Mar-27-13  zb2cr: This one has many short variations. If you can keep all of them straight, it's easy to see that 43. Rxc7+, Kxc7; 44. Nd5+ leads to mate or the loos of Black's Queen. Since Whit is already a Rook up, it's not really a sacrifice.
Mar-27-13  cocker: For me the difficulty was seeing that Black loses queen or is mated in final position.
Mar-27-13  David2009: Tseshkovsky vs B Itkis, 1983 White 43?

In this unusual puzzle White is a Rook ahead so has a choice of wins. The most direct seems to be 43.Rxc7+ Kxc7 44.Nxe6++ K moves (where?) and White has mating threats with the simple NxNd4 in reserve. Time to play this out against Crafty End Game Trainer: ====
The game ended differently: 43.Rxc7+ Kxc7 44.Nxd5+! forcing mate or the win of the Queen.

click for larger view

The EGT declines the Rook with 43...Rh6 and loses quickly, so here's a link to the game position when Black accepts the sacrifice: The game line 44.Nxd5+ does indeed win the EGT's Queen, so let's look at the alternative 44.Nxe6+. The EGT replies 44...Kd7! (a move I should have seen and analysed - egg on my face!) 45.Kd7 45.Nxd4 Qxh5. Fortunately for me, Black's King is too exposed to survive and I win by co-ordinating my pieces and then finding a way to escape the nuisance checks: 46.Qg7+ Ke8 47.Qg8+ Ke7 48.Qe6+ Kf8 49.Nf5. The Black checks will soon run out with my King better placed and/or gaining more material, meanwhile the mate threats hinder Black. In fact the ever-pragmatic EGT now goes quietly: 49...Qf7 50.Qc8+ Qe8 51.Qxe8+ and it is all over bar the checkmating.
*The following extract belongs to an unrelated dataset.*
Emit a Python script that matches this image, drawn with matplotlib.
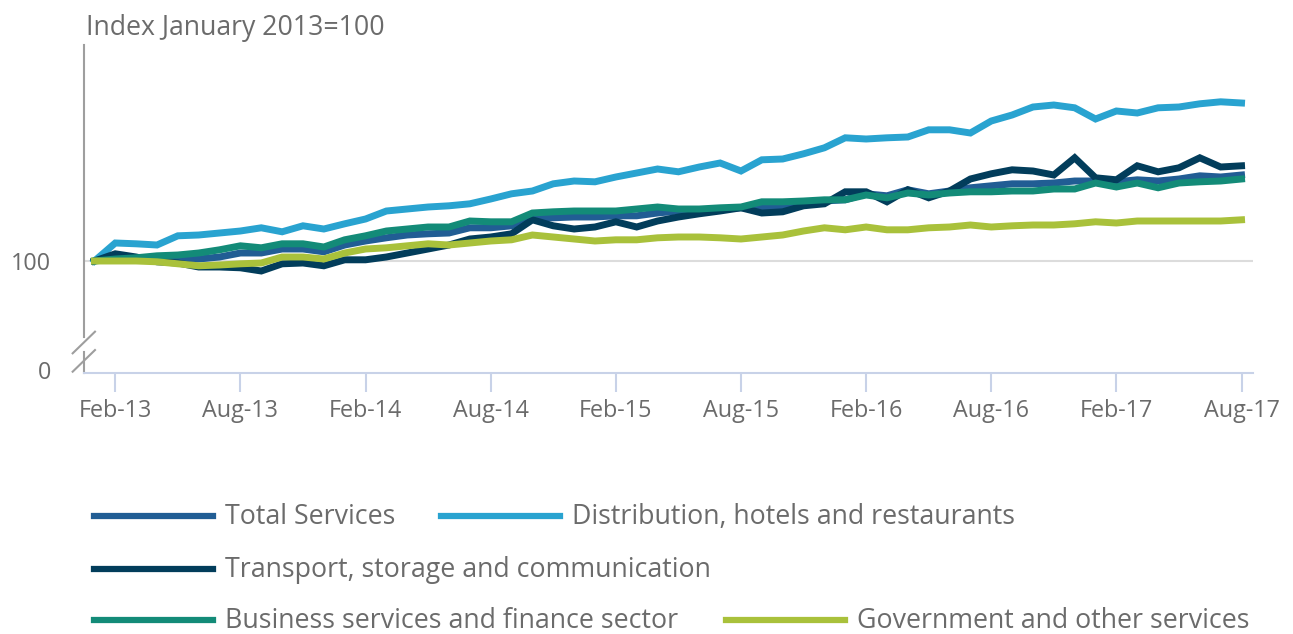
import matplotlib
matplotlib.use("Agg")
import matplotlib.pyplot as plt
from matplotlib.lines import Line2D
import pandas as pd

plt.rcParams['font.family'] = ['Open Sans', 'DejaVu Sans']

# monthly, Jan-13 .. Aug-17 (index Jan 2013 = 100)
months = pd.date_range('2013-01-01', periods=56, freq='MS')

total_services = [100.0, 100.8, 100.5, 100.0, 100.5, 100.5, 101.0, 102.0, 102.0, 103.0,
                  103.0, 102.3, 104.0, 105.0, 105.8, 106.5, 106.8, 107.0, 108.3, 108.3,
                  108.8, 110.8, 110.8, 111.0, 111.0, 111.3, 111.3, 112.0, 112.5, 112.8,
                  113.0, 113.3, 113.5, 113.8, 114.5, 115.0, 115.3, 116.8, 116.3, 117.8,
                  116.8, 117.5, 118.3, 118.8, 119.3, 119.3, 119.5, 120.0, 120.0, 119.8,
                  120.3, 120.0, 120.5, 121.3, 121.0, 121.5]
distribution = [100.0, 104.5, 104.3, 104.0, 106.3, 106.5, 107.0, 107.5, 108.3, 107.3,
                108.8, 108.0, 109.3, 110.5, 112.5, 113.0, 113.5, 113.8, 114.3, 115.5,
                116.8, 117.5, 119.3, 120.0, 119.8, 121.0, 122.0, 123.0, 122.3, 123.5,
                124.5, 122.5, 125.3, 125.5, 126.8, 128.3, 130.8, 130.5, 130.8, 131.0,
                132.8, 132.8, 132.0, 135.0, 136.5, 138.5, 139.0, 138.3, 135.5, 137.5,
                137.0, 138.3, 138.5, 139.3, 139.8, 139.5]
transport = [100.0, 101.8, 101.0, 99.8, 99.5, 98.5, 98.5, 98.3, 97.5, 99.3,
             99.5, 98.8, 100.3, 100.3, 101.0, 102.0, 103.0, 104.0, 105.5, 106.0,
             106.8, 110.3, 108.8, 108.0, 108.5, 109.8, 108.5, 110.0, 111.0, 111.8,
             112.5, 113.3, 112.0, 112.3, 113.8, 114.3, 117.3, 117.3, 114.8, 117.8,
             115.8, 117.5, 120.5, 121.8, 122.8, 122.5, 121.5, 125.8, 120.8, 120.3,
             123.8, 122.3, 123.3, 125.8, 123.5, 123.8]
business = [100.0, 100.5, 100.8, 101.3, 101.5, 102.0, 102.8, 103.8, 103.3, 104.3,
            104.3, 103.5, 105.3, 106.3, 107.5, 108.0, 108.5, 108.5, 110.0, 109.8,
            109.8, 112.0, 112.3, 112.5, 112.5, 112.5, 113.0, 113.5, 113.0, 113.0,
            113.3, 113.5, 114.8, 114.8, 115.0, 115.3, 115.3, 116.5, 115.8, 117.0,
            116.5, 117.0, 117.3, 117.3, 117.5, 117.5, 118.0, 118.0, 119.5, 118.5,
            119.5, 118.3, 119.5, 119.8, 120.0, 120.5]
government = [100.0, 100.0, 100.0, 99.8, 99.3, 98.8, 99.0, 99.3, 99.5, 101.0,
              101.0, 100.5, 102.0, 103.0, 103.3, 103.8, 104.3, 104.0, 104.5, 105.0,
              105.3, 106.5, 106.0, 105.5, 105.0, 105.3, 105.3, 105.8, 106.0, 106.0,
              105.8, 105.5, 106.0, 106.5, 107.5, 108.3, 107.8, 108.5, 107.8, 107.8,
              108.3, 108.5, 109.0, 108.5, 108.8, 109.0, 109.0, 109.3, 109.8, 109.5,
              110.0, 110.0, 110.0, 110.0, 110.0, 110.3]

series = [
    ("Total Services", total_services, '#215d94'),
    ("Distribution, hotels and restaurants", distribution, '#29a3d0'),
    ("Transport, storage and communication", transport, '#023d5b'),
    ("Business services and finance sector", business, '#138b78'),
    ("Government and other services", government, '#a9c13b'),
]

text_col = '#6b6b6b'

fig = plt.figure(figsize=(12.93, 6.34), dpi=100)
ax = fig.add_axes([84 / 1293, 1 - 373 / 634, 1169 / 1293, 328 / 634])

x = list(range(len(months)))
for name, vals, col in series:
    ax.plot(x, vals, color=col, lw=5, solid_joinstyle='miter', zorder=3)

ax.set_xlim(-0.5, 55.55)
ax.set_ylim(72, 154)

ax.axhline(100, color='#dcdcdc', lw=1.5, zorder=1)

# x axis
tick_pos = [i for i in x if months[i].month in (2, 8)]
ax.set_xticks(tick_pos)
ax.set_xticklabels([months[i].strftime('%b-%y') for i in tick_pos])
ax.tick_params(axis='x', length=14, width=1.5, color='#c8d2e8', pad=5,
               labelsize=16.8, labelcolor=text_col)

# y axis, single labelled line at 100 plus a broken "0"
ax.set_yticks([100])
ax.set_yticklabels(['100'])
ax.tick_params(axis='y', length=0, pad=24, labelsize=16.8, labelcolor=text_col)
ax.text(-0.028, 0.0, '0', transform=ax.transAxes, ha='right', va='center',
        fontsize=16.8, color=text_col)

for s in ['top', 'right', 'left']:
    ax.spines[s].set_visible(False)
ax.spines['bottom'].set_color('#c8d2e8')
ax.spines['bottom'].set_linewidth(1.5)

# left spine with break marks
sp = '#9e9e9e'
ax.plot([0, 0], [0.11, 1.0], transform=ax.transAxes, color=sp, lw=1.5, clip_on=False)
ax.plot([0, 0], [0.0, 0.064], transform=ax.transAxes, color=sp, lw=1.5, clip_on=False)
ax.plot([-0.0097, 0.0094], [0.060, 0.126], transform=ax.transAxes, color=sp, lw=1.5, clip_on=False)
ax.plot([-0.0097, 0.0094], [0.004, 0.070], transform=ax.transAxes, color=sp, lw=1.5, clip_on=False)

fig.text(86 / 1293, 1 - 28 / 634, 'Index January 2013=100', ha='left', va='center',
         fontsize=19.2, color=text_col)

# legend drawn by hand to match the flow layout
legend_pos = [(94, 516), (441, 516), (94, 569), (94, 620), (726, 620)]
for (name, vals, col), (px, py) in zip(series, legend_pos):
    fy = 1 - py / 634
    fig.add_artist(Line2D([px / 1293, (px + 119) / 1293], [fy, fy], color=col, lw=4.5))
    fig.text((px + 131) / 1293, fy - 1 / 634, name, ha='left', va='center',
             fontsize=19.3, color=text_col)

fig.savefig('out.png', dpi=100)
Clearly there are many ways for White to win in the original puzzle position: here's a further Crafty EGT link to explore some of them: As always when playing the EGT interactively, you are white, drag and drop the move you want to make.

Mar-27-13  goldenbear: I would have probably played Ne2 and cast a "you're still playing?" glance. That wins faster than the game continuation because if your glance is good enough, you will force immediate resignation.
Mar-27-13  puliskarakter: this is too easy.